Why aren’t legal professionals discovering data from mobile devices more? Maybe they are buying into the myths associated with mobile device discovery. This article from Forensic Discovery does a great job of busting the myths about mobile device discovery!

Their article Busting the Myths Associated with Mobile Device Discovery begins by discussing the Mobile Device Discovery results from eDiscovery Today’s 2022 State of the Industry Report (summarized here). The question posed to survey respondents was “What percentage of cases involve discovery of data from mobile devices?” Here are the overall results on that question:

  • 100% of cases involve data from mobile devices: 3.6% of respondents
  • Most cases (greater than 50%) involve data from mobile devices: 23.5%
  • About half (50%) involve data from mobile devices: 19.2%
  • Some cases (20% to 50%) involve data from mobile devices: 30.2%
  • Very few cases (less than 20%) involve data from mobile devices: 18.1%
  • 0% of cases involve data from mobile devices: 5.3%

Forensic Discovery then proceeds to discuss four myths about mobile device discovery and proceeds to go about busting the myths with some great information!

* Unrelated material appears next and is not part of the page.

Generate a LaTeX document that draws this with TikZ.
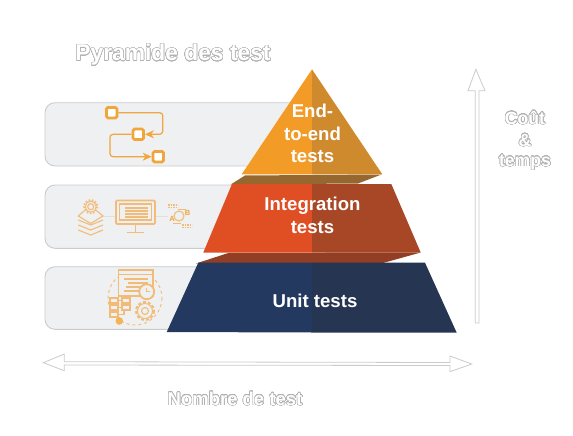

So, what are the four myths and what are their arguments that bust those myths? Check out their article here to find out! Let’s hope we all have success busting the myths about mobile device discovery in 2022!

BTW, you can get a FREE copy of the full 2022 State of the Industry Report (and any report eDiscovery Today publishes) simply by following eDiscovery Today via email. Scroll up and look to your right. There it is – the box to “Follow Blog via Email”! See! 😉

So, what do you think? Have you found busting the myths about mobile device discovery to be challenging? Please share any comments you might have or if you’d like to know more about a particular topic.

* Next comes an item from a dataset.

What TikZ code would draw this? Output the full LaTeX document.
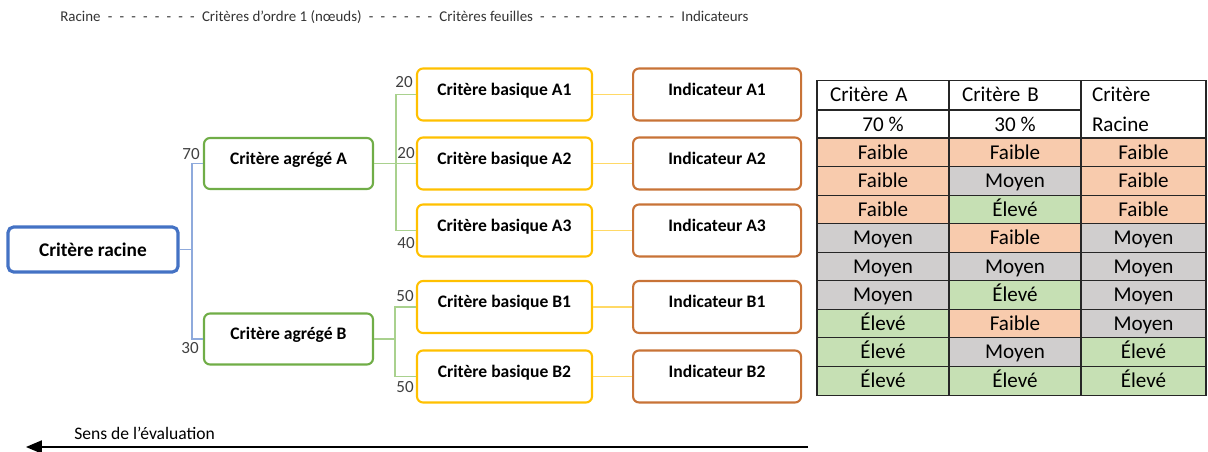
\documentclass[tikz,border=0pt]{standalone}
\usepackage{fontspec}
\setmainfont{Carlito}
\usetikzlibrary{arrows,positioning}

\definecolor{racblue}{HTML}{4472C4}
\definecolor{agggreen}{HTML}{70AD47}
\definecolor{basyellow}{HTML}{FFC000}
\definecolor{indorange}{RGB}{200,115,55}
\definecolor{lnblue}{HTML}{8FAADC}
\definecolor{lngreen}{HTML}{A9D18E}
\definecolor{lnyellow}{HTML}{FFD966}
\definecolor{faible}{HTML}{F8CBAD}
\definecolor{moyen}{HTML}{D0CECE}
\definecolor{eleve}{HTML}{C6E0B4}

\newcommand{\tirets}[1]{\foreach \k in {1,...,#1}{\hspace{4.1pt}-}\hspace{4.1pt}}

\tikzset{
  box/.style={draw, rounded corners=0.12cm, line width=1.2pt, align=center,
    font=\fontsize{10}{12}\selectfont\bfseries, text height=7pt, text depth=6pt},
  root/.style={draw=racblue, rounded corners=0.11cm, line width=1.8pt,
    minimum width=3.4cm, minimum height=0.9cm, font=\fontsize{11}{13}\selectfont\bfseries},
  aggr/.style={box, draw=agggreen, minimum width=3.38cm, minimum height=1.02cm},
  basic/.style={box, draw=basyellow, minimum width=3.5cm, minimum height=1.04cm},
  indic/.style={box, draw=indorange, minimum width=3.36cm, minimum height=1.04cm},
  weight/.style={inner sep=0pt, text=black!75, font=\fontsize{9.7}{11}\selectfont},
  lblue/.style={lnblue, line width=0.7pt},
  lgreen/.style={lngreen, line width=0.7pt},
  lyellow/.style={lnyellow, line width=0.95pt},
  cell/.style={draw=black!85, line width=0.6pt, inner sep=0pt, minimum width=2.64cm,
    minimum height=0.5712cm, font=\fontsize{12}{14}\selectfont, text height=9pt, text depth=1.3pt},
  lastcol/.style={cell, minimum width=2.5cm},
  hleft/.style={cell, align=left, text width=2.12cm, inner xsep=0.26cm},
  Faible/.style={fill=faible},
  Moyen/.style={fill=moyen},
  Élevé/.style={fill=eleve}
}

\begin{document}
\begin{tikzpicture}[x=0.02cm, y=-0.02cm]
  \useasboundingbox (0,0) rectangle (1208,452);

  % niveaux
  \node[anchor=west, inner sep=0pt, text=black!80, font=\fontsize{8.5}{10}\selectfont] (levels) at (60,17)
    {Racine\tirets{8}Critères d’ordre 1 (nœuds)\tirets{6}Critères feuilles\tirets{12}Indicateurs};

  % arbre
  \node[root] (racine) at (93,249.5) {Critère racine};
  \node[aggr] (aggA) at (288.5,163.5) {Critère agrégé A};
  \node[aggr] (aggB) at (288.5,339) {Critère agrégé B};

  \node[basic] (bA1) at (504.5,94.5) {Critère basique A1};
  \node[basic] (bA2) at (504.5,163.5) {Critère basique A2};
  \node[basic] (bA3) at (504.5,230.5) {Critère basique A3};
  \node[basic] (bB1) at (504.5,307) {Critère basique B1};
  \node[basic] (bB2) at (504.5,376.5) {Critère basique B2};

  \node[indic] (iA1) [right=0.78cm of bA1] {Indicateur A1};
  \node[indic] (iA2) [right=0.78cm of bA2] {Indicateur A2};
  \node[indic] (iA3) [right=0.78cm of bA3] {Indicateur A3};
  \node[indic] (iB1) [right=0.78cm of bB1] {Indicateur B1};
  \node[indic] (iB2) [right=0.78cm of bB2] {Indicateur B2};

  \coordinate (jR) at (192,249.5);
  \coordinate (jA) at (396,163.5);
  \coordinate (jB) at (395,339);

  \draw[lblue] (racine) -- (jR) |- (aggA) (jR) |- (aggB);
  \draw[lgreen] (aggA) -- (jA) |- (bA1) (jA) |- (bA2) (jA) |- (bA3);
  \draw[lgreen] (aggB) -- (jB) |- (bB1) (jB) |- (bB2);
  \path[lyellow]
    (bA1) edge (iA1)
    (bA2) edge (iA2)
    (bA3) edge (iA3)
    (bB1) edge (iB1)
    (bB2) edge (iB2)
    ;

  % poids
  \node[weight] (w70) at (191,154) {70};
  \node[weight] (w30) at (190,348) {30};
  \node[weight] (wA1) at (404,82) {20};
  \node[weight] (wA2) at (406,153) {20};
  \node[weight] (wA3) at (406,243) {40};
  \node[weight] (wB1) at (405,296) {50};
  \node[weight] (wB2) at (405,387) {50};

  % table
  \node[hleft, anchor=north] (hA) at (883,80) {Critère A};
  \node[hleft, anchor=north] (hB) at (1015,80) {Critère B};
  \node[cell, below=0pt of hA] (pA) {70 \%};
  \node[cell, below=0pt of hB] (pB) {30 \%};
  \node[draw=black!85, line width=0.6pt, inner xsep=0.22cm, inner ysep=0pt, minimum height=1.1424cm,
    text width=2.06cm, align=left, font=\fontsize{12}{17}\selectfont, anchor=north] (hR) at (1143.5,80) {Critère\\Racine};
  \foreach \ta/\tb/\tr [count=\i] in {Faible/Faible/Faible, Faible/Moyen/Faible, Faible/Élevé/Faible,
      Moyen/Faible/Moyen, Moyen/Moyen/Moyen, Moyen/Élevé/Moyen,
      Élevé/Faible/Moyen, Élevé/Moyen/Élevé, Élevé/Élevé/Élevé} {
    \node[cell, \ta] (a\i) at (883,{123.72+28.56*\i}) {\ta};
    \node[cell, \tb] (b\i) at (1015,{123.72+28.56*\i}) {\tb};
    \node[lastcol, \tr] (r\i) at (1143.5,{123.72+28.56*\i}) {\tr};
  }

  % sens
  \coordinate (evalStart) at (808,447);
  \coordinate (evalEnd) at (26,447);
  \draw[-triangle 45, line width=1.1pt] (evalStart) -- (evalEnd);
  \node[anchor=west, inner sep=0pt, font=\fontsize{10}{12}\selectfont] (sens) at (74,433) {Sens de l’évaluation};
\end{tikzpicture}
\end{document}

Disclosure: Forensic Discovery is an Educational Partner and sponsor of eDiscovery Today

Disclaimer: The views represented herein are exclusively the views of the author, and do not necessarily represent the views held by my employer, my partners or my clients. eDiscovery Today is made available solely for educational purposes to provide general information about general eDiscovery principles and not to provide specific legal advice applicable to any particular circumstance. eDiscovery Today should not be used as a substitute for competent legal advice from a lawyer you have retained and who has agreed to represent you.

4 comments

  1. That mobile devices may contain information which must be collected because it is the only source is a given. That can happen and should always be analyzed on a case-by-case basis.

    But… the aussmption by many that it is always the case is incorrect.

    This is the opinion that must change in the legal community (both plainitffs and defendants).

  2. Thanks for the comment, Hans! Of course, it’s not ALWAYS the case, but people frequently conduct business communications over text these days and, in many cases, those communications are discoverable. And text is just one form of potentially discovery ESI that doesn’t exist elsewhere. Mobile devices don’t ALWAYS have relevant information in every case, but investigation of whether they do have relevant information is ALWAYS appropriate. Well-crafted custodian interviews will help determine when they are relevant.

    Many legal professionals still don’t even CONSIDER mobile devices in discovery — that’s what needs to change.

    • Hi Doug,

      you certainly have a point there!

      So, going back to the drawing board, the consideration whether applicable needs to come first. This is indeed the very first, basic step.

      Once considered it will either be included or rejected. This inclusion or rejection needs to be documented so that if challenged as to why mobile data was not collected, it can be provided.

      But there are also those eDiscovery veterans who insist that “There must be mobile data!” Such veterans shoould also rethink their assumptions.

  3. Couldn’t agree more, Hans, especially with the comment about documentation. You don’t have to have mobile device data in every case, but it should be considered in pretty much every case. Seriously investigating whether there is potential relevant mobile device data is what matters. Too many legal professionals still dismiss it out of hand and don’t even consider it.